Hillside 1954

Hillside 1954

Kazuo Nakamura, Hillside, 1954
Oil on Masonite, 59.8 x 78.4 cm
National Gallery of Canada, Ottawa

Hillside was one of the first works by Kazuo Nakamura purchased by the National Gallery of Canada—it was acquired in 1955. This depiction of a dense forest along the side of a hill is yet another stylistic variant in the artist’s exploration of the line between figuration and abstraction, appearance and underlying structure. Hillside is an interesting combination of the brushwork found in the background of Autumn, c.1950, which would recur in some of his contemporary landscapes, such as Landscape, Green Hill-side, 1954, and the spidery lines in his drawings and in Morning Mist, 1951.

 

In this painting, Nakamura seems to be trying to match up a rectilinear application of colour, likely informed by the late work of Paul Cézanne (1839–1906), such as in Mont Sainte-Victoire, 1902–4, with line loosely enclosing the colour.  He continues to limit his palette to a very small range of colours, predominantly green in this painting, but also some blue. Like Morning Mist, it has a striking similarity to the greens and blues Vincent van Gogh (1853–1890) preferred late in his career. Nakamura admired van Gogh, and his palette may have inspired the yellow colour that we find in Hillside.

 

Piet Mondrian, Tableau no 4 (Painting No. 4) / Composition No. VIII / Composition 3, 1913, oil on canvas, 95 x 80 cm, Kunstmuseum Den Haag, Netherlands.
William Ronald, Untitled, 1954, watercolour and ink on paper, 49.5 x 65 cm, private collection.

Nakamura mentioned Piet Mondrian (1872–1944) as an important influence during the 1950s.  And perhaps coincidentally, Mondrian’s Painting No. 4, 1913, also juggles line and colour, with the former loosely framing the latter. Both artists were very consciously evolving their art toward abstraction, and Nakamura highlights a progression of periods such as the Impressionists and Post-Impressionists, as well as the Cubists.  Mondrian shared this idea, although his art was informed by the beliefs of theosophy, in which the material world would give way to an immaterial, spiritual reality. In contrast, Nakamura’s art was inspired by science, which would reveal the underlying geometric and mathematical order of the universe.

 

Although Nakamura is known to have been influenced by European artists at this point in his career, Hillside was created as Painters Eleven was born, and it is essential to consider this influence also. Hillside does give the appearance of an informal, gestural work, somewhat similar to what other members of the group were creating. Yet it is highly structured and controlled, and lacks the boldness and brashness Harold Town (1924–1990) infused in Neon, 1954–55, or even that of a more subdued work by William Ronald (1926–1998) like Untitled, 1954. The result, as writer Rory Hinton has aptly noted, is that

 

Oddly enough, this early painting proves why Nakamura is both the most and the least abstract of the Painters Eleven.

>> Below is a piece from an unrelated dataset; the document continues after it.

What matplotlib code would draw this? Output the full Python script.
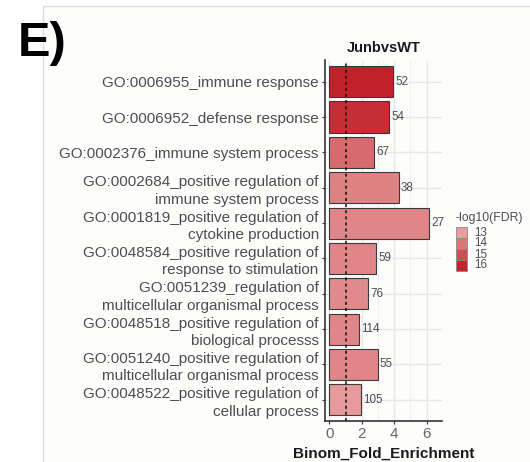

He is the least abstract since his work is not about his inner psychological landscape as a painter (unlike his abstract contemporaries). And yet precisely because of this, his work is the most abstract since it seeks to accurately represent the outer physical landscape of abstract reality.

 

In other words, Nakamura’s abstraction was directed at exploring the underlying structure of the visible world, as opposed to capturing emotional states in their raw form.